The rest of Ingham County — including Mason, Holt, Okemos, Williamston, and the rural townships — files with the 55th District Court at 700 Buhl Drive in Mason. The 55th has an active Eviction Diversion Program: all nonpayment-of-rent complaints filed at the 55th are referred to the EDP, which connects tenants with rental assistance while getting landlords paid. Landlords filing nonpayment cases at the 55th should expect the EDP referral and be prepared to work through it.
State Government and the Lansing Economy
State government is Ingham County’s largest single employer, with tens of thousands of state workers in Lansing and surrounding communities. State employees have stable W-2 incomes, defined benefit pension programs for longer-service workers, and predictable pay schedules — they are among the most reliable tenant applicants in the market. Major private employers including Sparrow Health System, McLaren Greater Lansing, Jackson National Life Insurance, and Auto-Owners Insurance add professional-tier employment that similarly produces stable, verifiable income.

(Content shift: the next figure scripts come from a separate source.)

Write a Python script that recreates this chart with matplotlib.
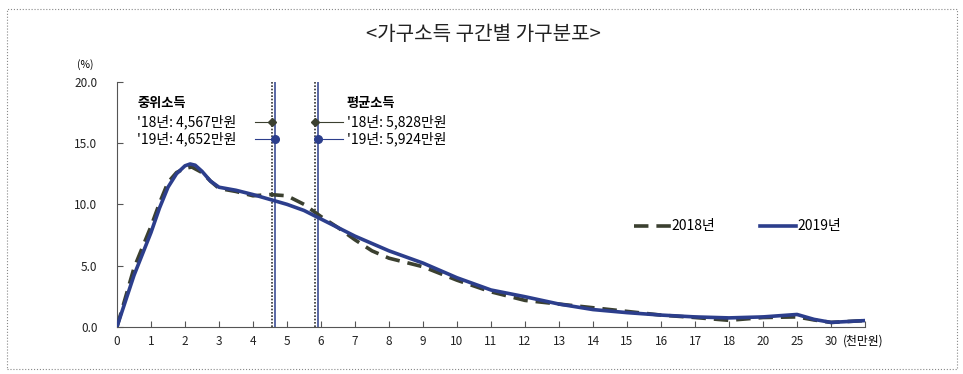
import matplotlib
matplotlib.use("Agg")
import matplotlib.pyplot as plt
from matplotlib.patches import Rectangle

plt.rcParams["font.family"] = ["Noto Sans CJK KR", "DejaVu Sans"]

# x positions are category slots: 0..18, then 20, 25, 30
tick_labels = [str(i) for i in range(19)] + ["20", "25", "30"]

x2018 = [0, 0.5, 1, 1.25, 1.5, 1.75, 2, 2.2, 2.5, 2.75, 3, 3.5, 4, 4.5, 5, 5.5, 6, 6.5, 7, 7.5, 8, 9,
         10, 11, 12, 13, 14, 15, 16, 17, 18, 19, 20, 20.5, 21, 22]
y2018 = [0, 4.8, 8.2, 10.1, 11.8, 12.6, 12.95, 13.05, 12.6, 11.9, 11.3, 11.05, 10.7, 10.8, 10.7, 10.0,
         9.0, 8.1, 7.1, 6.2, 5.6, 4.9, 3.8, 2.85, 2.15, 1.85, 1.55, 1.25, 0.95, 0.75, 0.52, 0.75, 0.8,
         0.55, 0.35, 0.5]

x2019 = [0, 0.5, 1, 1.25, 1.5, 1.75, 2, 2.15, 2.3, 2.5, 2.75, 3, 3.5, 4, 4.5, 5, 5.5, 6, 7, 8, 9,
         10, 11, 12, 13, 14, 15, 16, 17, 18, 19, 20, 20.5, 21, 22]
y2019 = [0, 4.2, 7.7, 9.7, 11.4, 12.5, 13.15, 13.3, 13.2, 12.7, 11.9, 11.4, 11.15, 10.8, 10.4, 10.0,
         9.5, 8.8, 7.4, 6.2, 5.2, 4.0, 3.0, 2.45, 1.85, 1.4, 1.15, 0.95, 0.8, 0.72, 0.8, 1.0, 0.6,
         0.35, 0.5]

median = {"2018": 4.567, "2019": 4.652}
mean = {"2018": 5.828, "2019": 5.924}

c18 = "#3b4030"
c19 = "#2c3e8c"

fig = plt.figure(figsize=(9.63, 3.74), dpi=100)
ax = fig.add_axes([117 / 963, 1 - 326.7 / 374, (865 - 117) / 963, (326.7 - 82) / 374])

ax.plot(x2018, y2018, color=c18, lw=2.6, ls=(0, (4, 2.2)), label="2018년", zorder=3)
ax.plot(x2019, y2019, color=c19, lw=2.6, label="2019년", solid_joinstyle="round", zorder=4)

# median / mean reference lines
for v in (median["2018"], mean["2018"]):
    ax.axvline(v, color="#333333", lw=1.2, ls=(0, (1, 1)), zorder=2)
for v in (median["2019"], mean["2019"]):
    ax.axvline(v, color=c19, lw=1.1, zorder=2)

ax.set_xlim(0, 22)
ax.set_ylim(0, 20)
ax.set_xticks(range(23))
ax.set_xticklabels(tick_labels + [""])
ax.set_yticks([0, 5, 10, 15, 20])
ax.set_yticklabels(["0.0", "5.0", "10.0", "15.0", "20.0"])
ax.tick_params(direction="in", length=4, color="#555555", labelsize=8.5, labelcolor="#222222")
ax.tick_params(axis="y", pad=14)
ax.tick_params(axis="x", pad=6)
for s in ("top", "right"):
    ax.spines[s].set_visible(False)
for s in ("left", "bottom"):
    ax.spines[s].set_color("#555555")

# median text + markers
ax.text(0.6, 18.3, "중위소득", fontsize=9.5, fontweight="bold", va="center")
ax.text(0.6, 16.75, "'18년: 4,567만원", fontsize=10, va="center")
ax.text(0.6, 15.35, "'19년: 4,652만원", fontsize=10, va="center")
ax.plot([4.05, median["2018"]], [16.75, 16.75], color=c18, lw=0.8)
ax.plot(median["2018"], 16.75, marker="D", ms=4, color=c18)
ax.plot([4.05, median["2019"]], [15.35, 15.35], color=c19, lw=0.8)
ax.plot(median["2019"], 15.35, marker="o", ms=5.5, color=c19)

# mean text + markers
ax.text(6.75, 18.3, "평균소득", fontsize=9.5, fontweight="bold", va="center")
ax.text(6.75, 16.75, "'18년: 5,828만원", fontsize=10, va="center")
ax.text(6.75, 15.35, "'19년: 5,924만원", fontsize=10, va="center")
ax.plot([mean["2018"], 6.65], [16.75, 16.75], color=c18, lw=0.8)
ax.plot(mean["2018"], 16.75, marker="D", ms=4, color=c18)
ax.plot([mean["2019"], 6.65], [15.35, 15.35], color=c19, lw=0.8)
ax.plot(mean["2019"], 15.35, marker="o", ms=5.5, color=c19)

ax.legend(loc="center left", bbox_to_anchor=(0.675, 0.41), ncol=2, frameon=False,
          fontsize=10, handlelength=2.6, handletextpad=0.1, columnspacing=3.2)

fig.text(85 / 963, 1 - 65 / 374, "(%)", fontsize=7.5, ha="center", va="center")
fig.text(843 / 963, 1 - 341 / 374, "(천만원)", fontsize=8.5, ha="left", va="center")
fig.text(483 / 963, 1 - 35 / 374, "<가구소득 구간별 가구분포>", fontsize=14.5,
         ha="center", va="center", color="#222222")

fig.patches.append(Rectangle((7 / 963, 1 - 369 / 374), 950 / 963, 360 / 374,
                             transform=fig.transFigure, fill=False,
                             ec="#888888", lw=0.8, ls=":"))

fig.savefig("out.png", dpi=100)
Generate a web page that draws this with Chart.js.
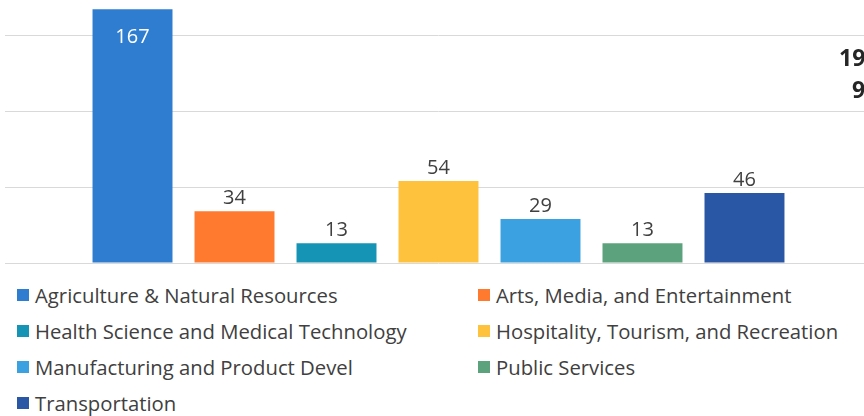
<!DOCTYPE html>
<html>
<head>
<meta charset="utf-8">
<script src="https://cdn.jsdelivr.net/npm/chart.js@4.4.1/dist/chart.umd.min.js"></script>
<style>
    html, body { margin: 0; padding: 0; background: #fff; overflow: hidden; }
    body { width: 864px; height: 416px; position: relative; font-family: "Open Sans", "Noto Sans", sans-serif; }
    #chart-box { position: absolute; left: 0; top: -41px; width: 872px; height: 306px; }
    #legend {
        position: absolute; left: 17px; top: 277px;
        display: grid; grid-template-columns: 461px auto; grid-auto-rows: 36px;
        font-size: 20.3px; color: #404040;
    }
    .item { display: flex; align-items: center; white-space: nowrap; }
    .box { width: 12px; height: 12px; margin-right: 6px; }
    .side { position: absolute; font-weight: bold; font-size: 23px; color: #262626; }
</style>
</head>
<body>
<div id="chart-box"><canvas id="career-chart"></canvas></div>
<div id="legend"></div>
<div class="side" style="left:839px; top:41px;">19</div>
<div class="side" style="left:852px; top:73px;">9</div>
<script>
// Số học sinh theo từng ngành
const pathways = [
    'Agriculture & Natural Resources',
    'Arts, Media, and Entertainment',
    'Health Science and Medical Technology',
    'Hospitality, Tourism, and Recreation',
    'Manufacturing and Product Devel',
    'Public Services',
    'Transportation'
];
const counts = [167, 34, 13, 54, 29, 13, 46];
const barColors = ['#2F7DD0', '#FF7A2E', '#1594B6', '#FFC23C', '#3BA1E1', '#5CA37D', '#2A57A5'];
const yTicks = [0, 50, 100, 150, 200];

// Vẽ nhãn giá trị trên / trong cột
const valueLabels = {
    id: 'valueLabels',
    afterDatasetsDraw(chart) {
        const ctx = chart.ctx;
        ctx.save();
        ctx.font = '20px "Open Sans", "Noto Sans", sans-serif';
        ctx.textAlign = 'center';
        ctx.textBaseline = 'middle';
        chart.data.datasets.forEach((ds, i) => {
            const bar = chart.getDatasetMeta(i).data[0];
            if (!bar) return;
            if (bar.y - chart.chartArea.top < 80) {
                ctx.fillStyle = '#ffffff';
                ctx.fillText(ds.data[0], bar.x, bar.y + 28);
            } else {
                ctx.fillStyle = '#404040';
                ctx.fillText(ds.data[0], bar.x, bar.y - 13);
            }
        });
        ctx.restore();
    }
};

const datasets = pathways.map((name, i) => ({
    label: name,
    data: [counts[i]],
    backgroundColor: barColors[i],
    categoryPercentage: 0.8235,
    barPercentage: 0.784
}));

const chart = new Chart(document.getElementById('career-chart'), {
    type: 'bar',
    data: { labels: [''], datasets: datasets },
    options: {
        responsive: true,
        maintainAspectRatio: false,
        animation: false,
        layout: { padding: { left: 5, right: 0, top: 0, bottom: 2 } },
        scales: {
            x: { display: false },
            y: {
                min: yTicks[0],
                max: yTicks[yTicks.length - 1],
                afterBuildTicks: axis => { axis.ticks = yTicks.map(v => ({ value: v })); },
                ticks: { display: false },
                border: { display: false },
                grid: { color: '#d9d9d9', lineWidth: 1, drawTicks: false }
            }
        },
        plugins: {
            legend: { display: false },
            tooltip: { enabled: false }
        }
    },
    plugins: [valueLabels]
});

// Chú thích dạng HTML, hai cột
const legend = document.getElementById('legend');
pathways.forEach((name, i) => {
    const item = document.createElement('div');
    item.className = 'item';
    item.innerHTML = '<span class="box" style="background:' + barColors[i] + '"></span>' + name;
    legend.appendChild(item);
});
</script>
</body>
</html>
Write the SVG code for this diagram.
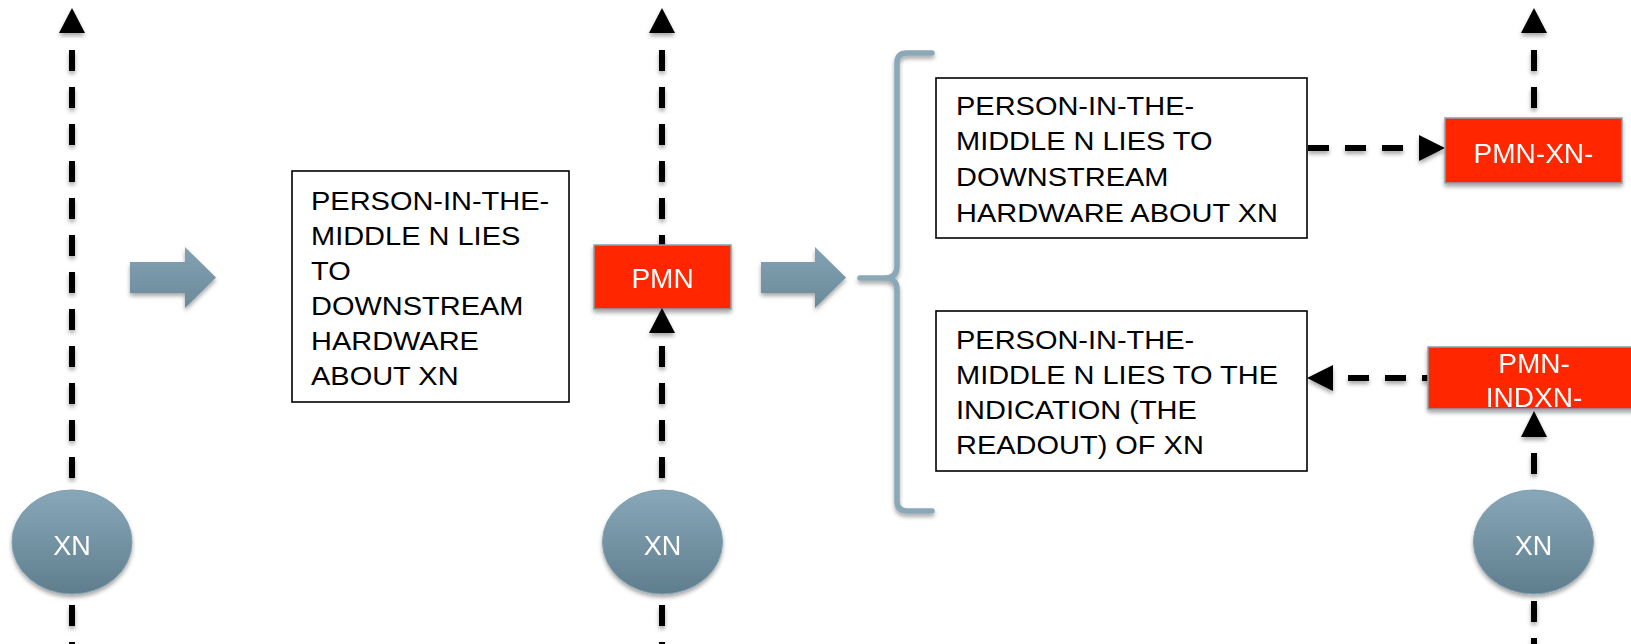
<svg xmlns="http://www.w3.org/2000/svg" width="1631" height="644" viewBox="0 0 1631 644">
  <defs>
    <linearGradient id="ovalFill" x1="0" y1="0" x2="0" y2="1">
      <stop offset="0" stop-color="#88a8b9"/>
      <stop offset="1" stop-color="#5f7d8d"/>
    </linearGradient>
    <linearGradient id="blockFill" x1="0" y1="0" x2="0" y2="1">
      <stop offset="0" stop-color="#83a3b4"/>
      <stop offset="1" stop-color="#6a8999"/>
    </linearGradient>
    <filter id="shadow" filterUnits="userSpaceOnUse" x="0" y="0" width="1631" height="644">
      <feDropShadow dx="0" dy="3" stdDeviation="2" flood-color="#000" flood-opacity="0.35"/>
    </filter>
  </defs>
  <style>
    .dash { stroke: #000; stroke-width: 6; stroke-dasharray: 21 16; fill: none; }
    .head { fill: #000; }
    .oval { fill: url(#ovalFill); stroke: #7f9fb0; stroke-width: 1; }
    .block { fill: url(#blockFill); }
    .red { fill: #ff2600; stroke: #86a3b3; stroke-width: 1.5; }
    .note { fill: #fff; stroke: #000; stroke-width: 1.6; }
    .lbl { font-family: "Liberation Sans", Arial, sans-serif; fill: #fff; text-anchor: middle; }
    .txt { font-family: "Liberation Sans", Arial, sans-serif; font-size: 26px; fill: #000; }
    .brace { fill: none; stroke: #8aa8b8; stroke-width: 5.5; stroke-linecap: round; stroke-linejoin: round; }
  </style>

  <!-- connectors: dashed signal lines and their arrowheads -->
  <g id="connectors" filter="url(#shadow)">
    <line class="dash" x1="72" y1="50" x2="72" y2="680"/>
    <polygon class="head" points="72,8 85,33 59,33"/>

    <line class="dash" x1="662" y1="50" x2="662" y2="245"/>
    <polygon class="head" points="662,8 675,33 649,33"/>
    <line class="dash" x1="662" y1="346" x2="662" y2="680"/>

    <line class="dash" x1="1534" y1="50" x2="1534" y2="118"/>
    <polygon class="head" points="1534,8 1547,33 1521,33"/>
    <line class="dash" x1="1534" y1="453" x2="1534" y2="680"/>

    <line class="dash" x1="1308" y1="148" x2="1419" y2="148"/>
    <polygon class="head" points="1445,148 1419,135 1419,161"/>

    <line class="dash" x1="1348" y1="378" x2="1429" y2="378"/>
    <polygon class="head" points="1307,378 1333,365 1333,391"/>
  </g>

  <!-- transition arrows -->
  <g id="step-arrow-1" filter="url(#shadow)">
    <polygon class="block" points="130,262 185,262 185,247 216,277.5 185,308 185,293 130,293"/>
  </g>
  <g id="step-arrow-2" filter="url(#shadow)">
    <polygon class="block" points="761,262 815,262 815,247 846,277.5 815,308 815,293 761,293"/>
  </g>

  <!-- curly brace grouping the two outcomes -->
  <g id="brace" filter="url(#shadow)">
    <path class="brace" d="M932,53 L907,53 Q897,53 897,63 L897,266 Q897,278 885,278 L860,278 M885,278 Q897,278 897,290 L897,501 Q897,511 907,511 L932,511"/>
  </g>

  <!-- XN sources -->
  <g id="xn-left" filter="url(#shadow)">
    <ellipse class="oval" cx="72" cy="542" rx="60" ry="52"/>
    <text class="lbl" x="72" y="555" font-size="27">XN</text>
  </g>
  <g id="xn-middle" filter="url(#shadow)">
    <ellipse class="oval" cx="662.5" cy="542" rx="60" ry="52"/>
    <text class="lbl" x="662.5" y="555" font-size="27">XN</text>
  </g>
  <g id="xn-right" filter="url(#shadow)">
    <ellipse class="oval" cx="1533.5" cy="542" rx="60" ry="52"/>
    <text class="lbl" x="1533.5" y="555" font-size="27">XN</text>
  </g>

  <!-- person-in-the-middle nodes -->
  <g id="pmn" filter="url(#shadow)">
    <rect class="red" x="594" y="245" width="137" height="64"/>
    <polygon class="head" points="662,308 675,333 649,333"/>
    <text class="lbl" x="662.5" y="288" font-size="28">PMN</text>
  </g>
  <g id="pmn-xn" filter="url(#shadow)">
    <rect class="red" x="1445" y="118" width="177" height="65"/>
    <text class="lbl" x="1533.5" y="163" font-size="28">PMN-XN-</text>
  </g>
  <g id="pmn-indxn" filter="url(#shadow)">
    <rect class="red" x="1428" y="347" width="215" height="62"/>
    <text class="lbl" x="1534" y="373" font-size="28">PMN-</text>
    <text class="lbl" x="1534" y="407" font-size="28">INDXN-</text>
  </g>
  <g id="pmn-indxn-head" filter="url(#shadow)">
    <polygon class="head" points="1534,411 1547,437 1521,437"/>
  </g>

  <!-- description boxes -->
  <g id="note-left">
    <rect class="note" x="292" y="171" width="277" height="231"/>
    <g transform="translate(311 0) scale(1.115 1)">
      <text class="txt" x="0" y="210">PERSON-IN-THE-</text>
      <text class="txt" x="0" y="245">MIDDLE N LIES</text>
      <text class="txt" x="0" y="280">TO</text>
      <text class="txt" x="0" y="315">DOWNSTREAM</text>
      <text class="txt" x="0" y="350">HARDWARE</text>
      <text class="txt" x="0" y="385">ABOUT XN</text>
    </g>
  </g>
  <g id="note-hardware">
    <rect class="note" x="936" y="78" width="371" height="160"/>
    <g transform="translate(956 0) scale(1.115 1)">
      <text class="txt" x="0" y="115">PERSON-IN-THE-</text>
      <text class="txt" x="0" y="150">MIDDLE N LIES TO</text>
      <text class="txt" x="0" y="186">DOWNSTREAM</text>
      <text class="txt" x="0" y="222">HARDWARE ABOUT XN</text>
    </g>
  </g>
  <g id="note-indication">
    <rect class="note" x="936" y="311" width="371" height="160"/>
    <g transform="translate(956 0) scale(1.115 1)">
      <text class="txt" x="0" y="349">PERSON-IN-THE-</text>
      <text class="txt" x="0" y="384">MIDDLE N LIES TO THE</text>
      <text class="txt" x="0" y="419">INDICATION (THE</text>
      <text class="txt" x="0" y="454">READOUT) OF XN</text>
    </g>
  </g>
</svg>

The combination of state government, healthcare, higher education, and insurance creates a diversified economic base that insulates the county from single-sector downturns better than most Michigan markets of comparable size.
Source-of-Income Law: High Relevance in Lansing
Michigan’s source-of-income protection (MCL 554.601c, effective April 2, 2025) applies to landlords with 5 or more units statewide and prohibits refusing to rent to otherwise-qualified applicants solely because of their lawful source of income, including housing vouchers. Ingham County’s large African American community, significant poverty rate in Lansing (~22% of city residents below poverty line), and substantial Section 8 participation make this law particularly relevant in the Lansing market. Landlords who own 5+ units and are declining voucher holders should review their screening criteria and lease language for compliance. Violations carry actual damages or three times monthly rent, plus attorney fees (MCL 554.601d).
Security deposit compliance follows the standard Michigan framework: 1.5× rent maximum, 30-day return with itemized list, and double damages for noncompliance. At the county’s median rent of ~$888, maximum deposits run to approximately $1,332. The 30-day clock begins at move-out and does not pause for delays in the landlord’s inspection schedule. Ingham County’s position as Michigan’s capital county, combined with its diverse workforce, strong institutional employers, and multiple sub-markets, gives it a depth and resilience that makes it one of Michigan’s more dependable mid-size landlord markets — with the source-of-income compliance obligations and three-court jurisdiction that landlords here need to navigate carefully.